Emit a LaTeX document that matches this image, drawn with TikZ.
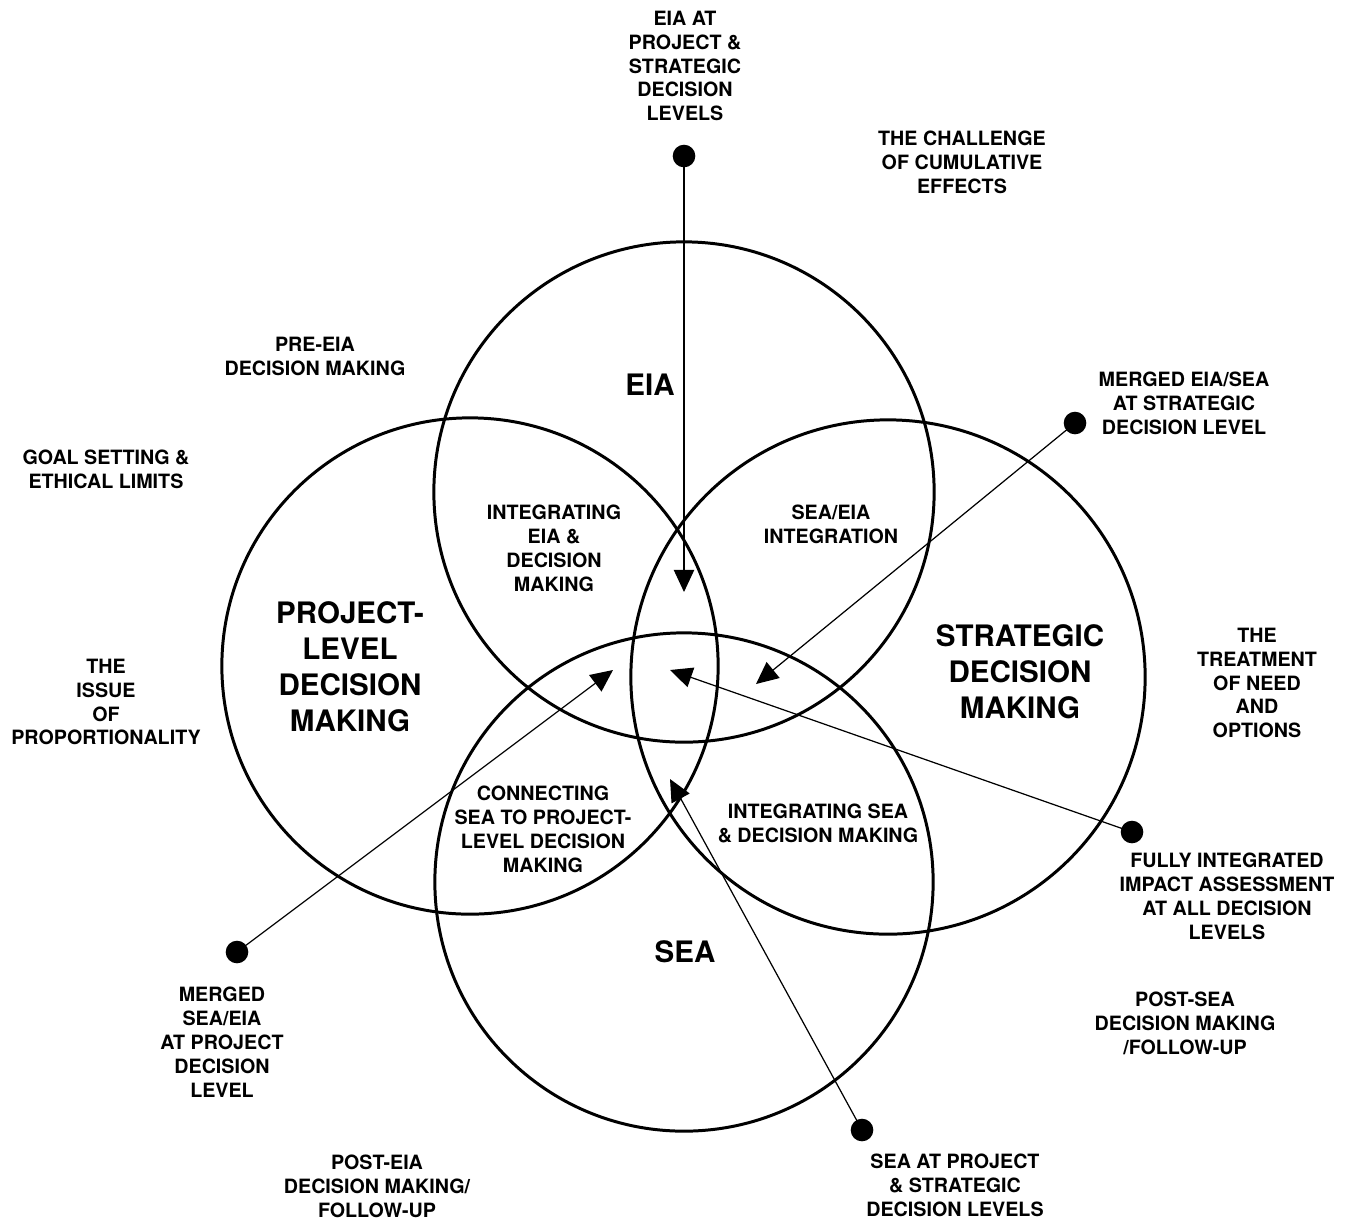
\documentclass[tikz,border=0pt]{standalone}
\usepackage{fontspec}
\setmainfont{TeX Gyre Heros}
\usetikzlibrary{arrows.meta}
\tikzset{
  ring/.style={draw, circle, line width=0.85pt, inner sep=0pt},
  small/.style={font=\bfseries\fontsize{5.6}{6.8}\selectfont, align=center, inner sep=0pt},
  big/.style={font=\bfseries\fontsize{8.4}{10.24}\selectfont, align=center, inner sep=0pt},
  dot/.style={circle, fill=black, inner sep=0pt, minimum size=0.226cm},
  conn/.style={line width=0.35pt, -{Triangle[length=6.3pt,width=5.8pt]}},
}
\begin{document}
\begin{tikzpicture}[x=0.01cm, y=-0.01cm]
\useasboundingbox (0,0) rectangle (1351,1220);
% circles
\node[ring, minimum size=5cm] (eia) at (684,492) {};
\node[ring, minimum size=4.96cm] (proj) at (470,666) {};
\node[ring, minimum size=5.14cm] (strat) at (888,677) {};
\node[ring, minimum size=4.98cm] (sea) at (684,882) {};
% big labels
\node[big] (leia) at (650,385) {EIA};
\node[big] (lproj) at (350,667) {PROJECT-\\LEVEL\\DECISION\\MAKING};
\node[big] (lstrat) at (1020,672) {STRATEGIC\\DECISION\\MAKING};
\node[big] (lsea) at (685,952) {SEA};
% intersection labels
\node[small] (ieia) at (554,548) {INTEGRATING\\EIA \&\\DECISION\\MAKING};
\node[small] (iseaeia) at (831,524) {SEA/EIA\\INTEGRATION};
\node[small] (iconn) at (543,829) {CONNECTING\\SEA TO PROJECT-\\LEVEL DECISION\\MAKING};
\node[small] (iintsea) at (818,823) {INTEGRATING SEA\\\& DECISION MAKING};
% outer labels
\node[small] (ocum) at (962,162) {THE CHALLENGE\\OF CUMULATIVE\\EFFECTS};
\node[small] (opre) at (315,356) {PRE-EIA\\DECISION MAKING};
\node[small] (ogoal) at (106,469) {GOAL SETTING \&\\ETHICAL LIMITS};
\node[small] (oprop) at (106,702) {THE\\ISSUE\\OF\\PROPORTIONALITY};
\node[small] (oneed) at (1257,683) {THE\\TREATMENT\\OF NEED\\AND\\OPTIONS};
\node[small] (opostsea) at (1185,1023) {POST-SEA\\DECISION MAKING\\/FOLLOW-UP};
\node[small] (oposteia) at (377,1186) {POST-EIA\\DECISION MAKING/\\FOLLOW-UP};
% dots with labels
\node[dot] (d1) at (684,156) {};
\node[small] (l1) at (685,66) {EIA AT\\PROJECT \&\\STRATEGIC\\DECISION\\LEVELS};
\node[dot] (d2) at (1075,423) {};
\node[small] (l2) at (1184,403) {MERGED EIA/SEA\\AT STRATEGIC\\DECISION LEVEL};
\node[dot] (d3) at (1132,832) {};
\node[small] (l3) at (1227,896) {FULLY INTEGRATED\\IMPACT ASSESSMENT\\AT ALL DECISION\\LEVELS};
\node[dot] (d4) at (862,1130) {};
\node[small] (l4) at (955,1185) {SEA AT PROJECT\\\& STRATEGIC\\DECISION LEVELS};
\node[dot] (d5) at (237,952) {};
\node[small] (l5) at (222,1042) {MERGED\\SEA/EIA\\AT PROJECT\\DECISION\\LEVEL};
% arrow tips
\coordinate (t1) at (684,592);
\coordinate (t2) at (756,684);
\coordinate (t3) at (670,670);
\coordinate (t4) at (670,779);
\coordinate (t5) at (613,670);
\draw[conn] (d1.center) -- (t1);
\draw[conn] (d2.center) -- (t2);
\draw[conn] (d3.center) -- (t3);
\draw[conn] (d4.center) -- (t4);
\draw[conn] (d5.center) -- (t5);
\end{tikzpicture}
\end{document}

□ □ □

> INSTRUCTIONS FOR THE TASK
Every line that holds the word "with" should be extracted.

> EXERCISE RESULT
Emit a LaTeX document that matches this image, drawn with TikZ.
% dots with labels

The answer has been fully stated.